Collection ‘values’ fluctuate by hundreds of dollars every single day based on tournament results, speculation, and more. The dollar you gain or lose in a $30 FNM trade is a drop in the bucket compared to a hundred other factors that affect your collection’s price, most of which are entirely out of your hands.

Most of the trading I do these days is to complete sets for my own collection, which is solely a labor of love. People who approach trading with hostility and paranoia are ruining it for me even more than the sharks are.

General Tips for Shark Defense

There are two big differences between trade sharks and normal traders, and you should keep both of them in mind whenever you deal with one.

The first is that sharks will always try and conduct their trades in such a way to throw you off your game. By using all of the tricks I’ve mentioned above, they’ll find a niche that works for them and use it in order to get you to make a trade you wouldn’t otherwise make.

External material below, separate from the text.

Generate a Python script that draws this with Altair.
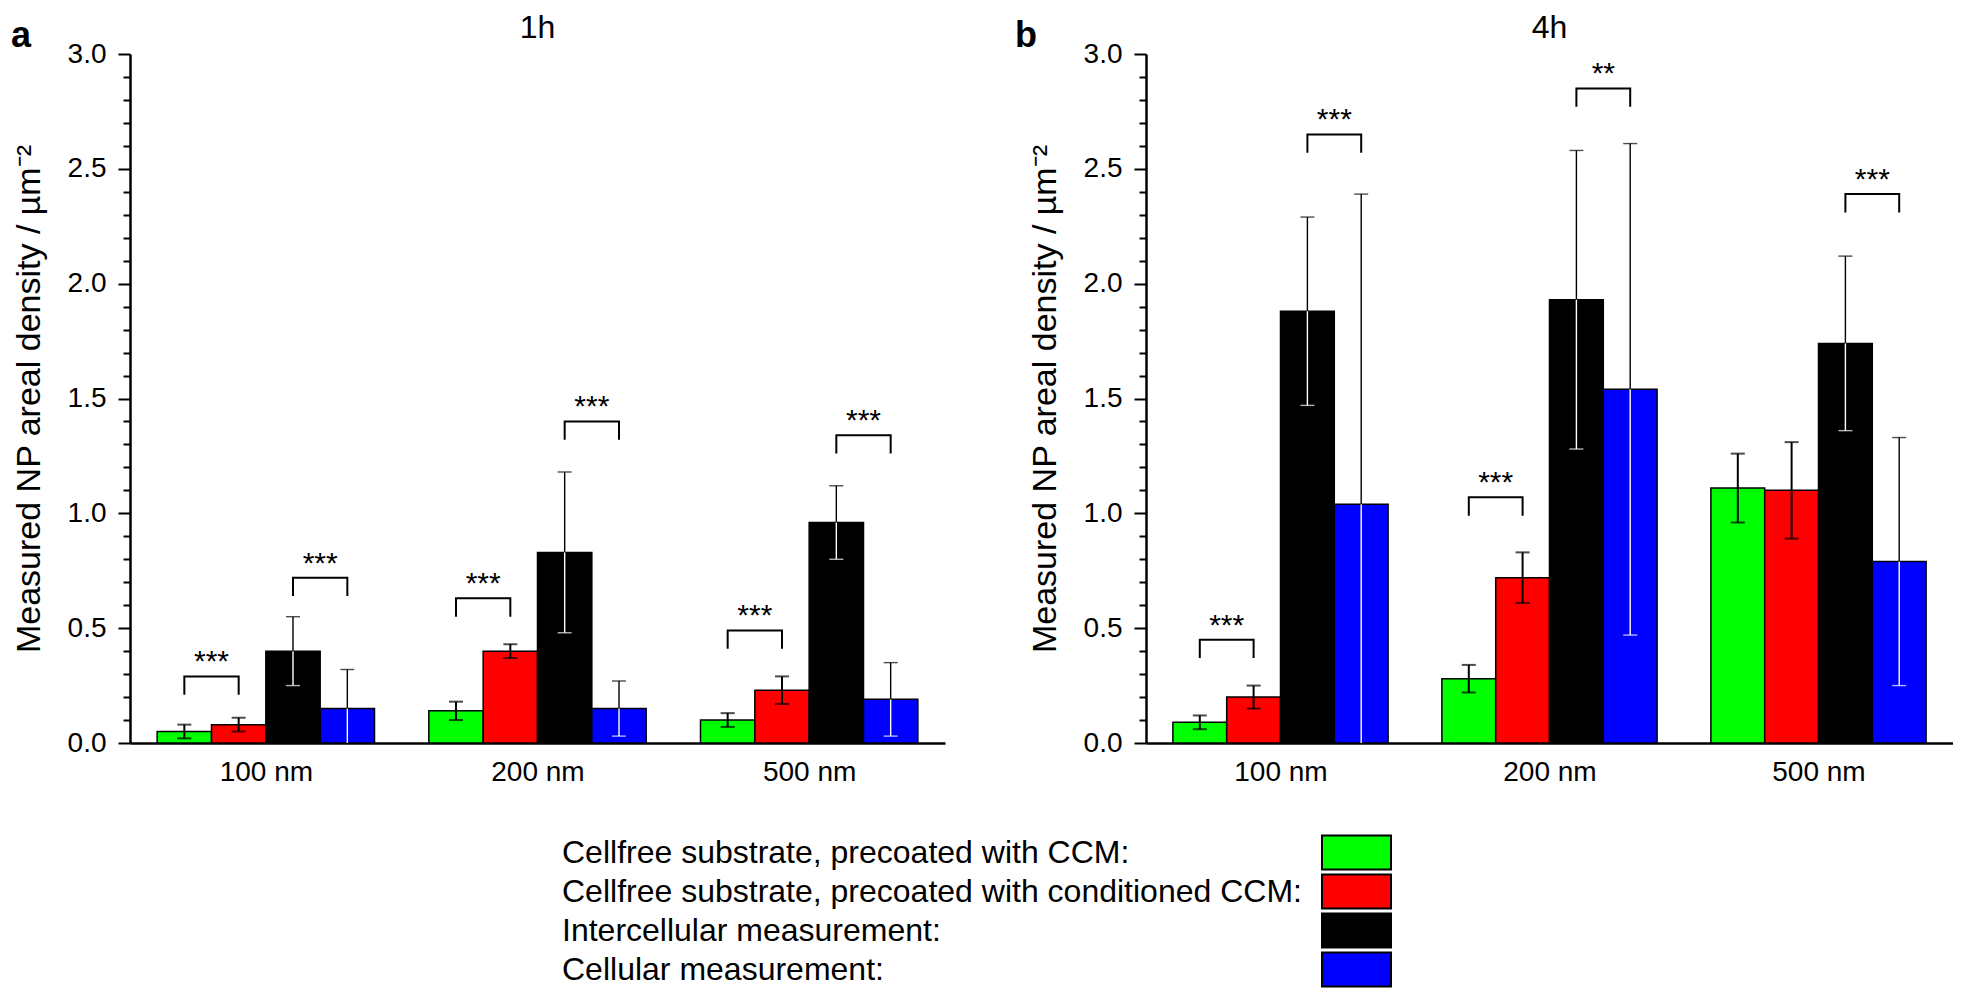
import altair as alt
import pandas as pd

FONT = "Liberation Sans"

sizes = ["100 nm", "200 nm", "500 nm"]
series = [
    "Cellfree substrate, precoated with CCM:",
    "Cellfree substrate, precoated with conditioned CCM:",
    "Intercellular measurement:",
    "Cellular measurement:",
]
colors = ["#00ff00", "#ff0000", "#000000", "#0000ff"]

# 1 h  (mean, SD) per size: 100, 200, 500 nm
green_1h = [0.05, 0.14, 0.10]
green_1h_sd = [0.03, 0.04, 0.03]
red_1h = [0.08, 0.40, 0.23]
red_1h_sd = [0.03, 0.03, 0.06]
black_1h = [0.40, 0.83, 0.96]
black_1h_sd = [0.15, 0.35, 0.16]
blue_1h = [0.15, 0.15, 0.19]
blue_1h_sd = [0.17, 0.12, 0.16]

# 4 h
green_4h = [0.09, 0.28, 1.11]
green_4h_sd = [0.03, 0.06, 0.15]
red_4h = [0.20, 0.72, 1.10]
red_4h_sd = [0.05, 0.11, 0.21]
black_4h = [1.88, 1.93, 1.74]
black_4h_sd = [0.41, 0.65, 0.38]
blue_4h = [1.04, 1.54, 0.79]
blue_4h_sd = [1.35, 1.07, 0.54]

# significance brackets
br_1h_size = [0, 0, 1, 1, 2, 2]
br_1h_left = [0, 2, 0, 2, 0, 2]
br_1h_right = [1, 3, 1, 3, 1, 3]
br_1h_top = [0.29, 0.72, 0.63, 1.40, 0.49, 1.34]
br_1h_text = ["***", "***", "***", "***", "***", "***"]

br_4h_size = [0, 0, 1, 1, 2]
br_4h_left = [0, 2, 0, 2, 2]
br_4h_right = [1, 3, 1, 3, 3]
br_4h_top = [0.45, 2.65, 1.07, 2.85, 2.39]
br_4h_text = ["***", "***", "***", "**", "***"]

yticks = [round(i * 0.1, 1) for i in range(31)]

BAR_W = 0.2
LEG = 0.08
Y_TITLE = "Measured NP areal density / µm⁻²"


def center(g, k):
    return g + (k - 1.5) * BAR_W


def bar_frame(means, sds):
    rows = []
    for k, (m, s) in enumerate(zip(means, sds)):
        for g in range(len(sizes)):
            v, e = m[g], s[g]
            lo = v - e
            c = center(g, k)
            rows.append(dict(series=series[k], k=k, g=g, value=v,
                             x0=c - BAR_W / 2, x1=c + BAR_W / 2, xc=c,
                             hi=v + e, lo=max(lo, 0.0), has_lo=bool(lo > 0)))
    return pd.DataFrame(rows)


def bracket_frames(sz, left, right, top, text):
    pts, labs = [], []
    for i, (g, a, b, t, s) in enumerate(zip(sz, left, right, top, text)):
        xa, xb = center(g, a), center(g, b)
        for o, (bx, by) in enumerate([(xa, t - LEG), (xa, t), (xb, t), (xb, t - LEG)]):
            pts.append(dict(id=i, o=o, bx=bx, by=by))
        labs.append(dict(sx=(xa + xb) / 2, sy=t, label=s))
    return pd.DataFrame(pts), pd.DataFrame(labs)


MAJOR = "abs(datum.value * 2 - round(datum.value * 2)) < 0.001"
label_arr = "[" + ",".join("'" + s + "'" for s in sizes) + "]"

x_scale = alt.Scale(domain=[-0.5, len(sizes) - 0.5], nice=False, zero=False)
y_scale = alt.Scale(domain=[0, 3], nice=False, zero=True)

x_axis = alt.Axis(values=list(range(len(sizes))), labelExpr=label_arr + "[datum.value]",
                  ticks=False, grid=False, title=None, domainWidth=2.5, domainColor="black",
                  labelFontSize=28, labelFont=FONT, labelColor="black", labelPadding=15)
y_axis = alt.Axis(values=yticks,
                  labelExpr=MAJOR + " ? format(datum.value, '.1f') : ''",
                  title=Y_TITLE, titleFontSize=34,
                  titleFont=FONT, titleFontWeight="normal", titleColor="black",
                  titlePadding=21, labelFontSize=28, labelFont=FONT, labelColor="black",
                  labelPadding=12,
                  tickSize={"condition": {"test": MAJOR, "value": 12}, "value": 7},
                  tickWidth=2, tickColor="black", domainColor="black", domainWidth=2.5,
                  grid=False, labelOverlap=False, labelFlush=False)


def X(f):
    return alt.X(f, scale=x_scale, axis=x_axis, title=None)


def Y(f):
    return alt.Y(f, scale=y_scale, axis=y_axis, title=Y_TITLE)


def panel(df, brs, title, letter, letter_x, width):
    pts, labs = brs
    base = alt.Chart(df)

    bars = base.mark_rect(stroke="black", strokeWidth=1.5).encode(
        x=X("x0:Q"),
        x2="x1:Q",
        y=Y("value:Q"),
        y2=alt.datum(0),
        color=alt.Color("series:N", scale=alt.Scale(domain=series, range=colors), legend=None),
    )
    layers = [bars]
    for light in (True, False):
        flt = "datum.k < 2" if light else "datum.k >= 2"
        lw = 2.0 if light else 1.4
        low_col = "black" if light else "white"
        b = base.transform_filter(flt)
        layers.append(b.mark_rule(color="black", strokeWidth=lw).encode(
            x=X("xc:Q"), y=Y("value:Q"), y2="hi:Q"))
        layers.append(b.mark_rule(color=low_col, strokeWidth=lw).encode(
            x=X("xc:Q"), y=Y("lo:Q"), y2="value:Q"))
        layers.append(b.mark_tick(orient="horizontal", size=14, thickness=lw, color="black").encode(
            x=X("xc:Q"), y=Y("hi:Q")))
        layers.append(b.transform_filter("datum.has_lo").mark_tick(
            orient="horizontal", size=14, thickness=lw, color=low_col).encode(
            x=X("xc:Q"), y=Y("lo:Q")))

    layers.append(alt.Chart(pts).mark_line(color="black", strokeWidth=2).encode(
        x=X("bx:Q"), y=Y("by:Q"), detail="id:N", order="o:Q"))
    layers.append(alt.Chart(labs).mark_text(fontSize=30, font=FONT, baseline="alphabetic",
                                            dy=-5, color="black").encode(
        x=X("sx:Q"), y=Y("sy:Q"), text="label:N"))
    # panel letter and panel title
    layers.append(alt.Chart(pd.DataFrame({"t": [letter]})).mark_text(
        fontSize=36, font=FONT, fontWeight="bold", align="left", baseline="alphabetic",
        color="black").encode(x=alt.value(letter_x), y=alt.value(-7), text="t:N"))
    layers.append(alt.Chart(pd.DataFrame({"t": [title]})).mark_text(
        fontSize=32, font=FONT, align="center", baseline="alphabetic",
        color="black").encode(x=alt.value(width / 2), y=alt.value(-16), text="t:N"))

    return alt.layer(*layers).properties(width=width, height=689)


df1 = bar_frame([green_1h, red_1h, black_1h, blue_1h],
                [green_1h_sd, red_1h_sd, black_1h_sd, blue_1h_sd])
df4 = bar_frame([green_4h, red_4h, black_4h, blue_4h],
                [green_4h_sd, red_4h_sd, black_4h_sd, blue_4h_sd])
b1 = bracket_frames(br_1h_size, br_1h_left, br_1h_right, br_1h_top, br_1h_text)
b4 = bracket_frames(br_4h_size, br_4h_left, br_4h_right, br_4h_top, br_4h_text)

pa = panel(df1, b1, "1h", "a", -119, 815)
pb = panel(df4, b4, "4h", "b", -131, 807)

leg_df = pd.DataFrame({"label": series, "color": colors})
leg_y = alt.Y("label:N", sort=series, axis=None,
              scale=alt.Scale(paddingInner=0.13, paddingOuter=0.065))
leg_text = alt.Chart(leg_df).mark_text(align="left", baseline="middle", fontSize=32,
                                       font=FONT, color="black").encode(
    x=alt.value(432), y=leg_y, text="label:N")
leg_sw = alt.Chart(leg_df).mark_rect(stroke="black", strokeWidth=2).encode(
    x=alt.value(1192), x2=alt.value(1261), y=leg_y,
    color=alt.Color("color:N", scale=None))
legend = alt.layer(leg_text, leg_sw).properties(width=1263, height=156)

chart = alt.vconcat(
    alt.hconcat(pa, pb, spacing=70),
    legend,
    spacing=47,
).properties(padding={"left": 3, "top": 4, "right": 0, "bottom": 0}).configure_view(stroke=None)

chart.save("out.html", embed_options={"renderer": "svg", "actions": False})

These practices have only increased with the uptick in smartphone use because the old trick of hoping people didn’t have accurate information is no longer as effective.

The second difference is that a shark’s only goal on a trade is to gain value. That’s it. Sometimes they’ll be up front about this and let you know that they’re trading for profit, but most of the time they won’t mention it – they’ll just try and ‘win’ whatever trade they’re in the middle of.

The best thing you can do in order to try and beat any kind of shark is to stay calm and stick to your principals. Most gamers have been bullied at one time or another in their lives, and the sharks are counting on that aura of self-doubt that we’ve all experienced to kick in and allow them to profit. Don’t let them rush you. Don’t let them slow play you. Don’t let them tell you that you’re wrong if you know that you’re right. Try to take emotion out of it and only make a trade you feel comfortable making.

If all else fails, remember this: you don’t have to make any trade. Not ever.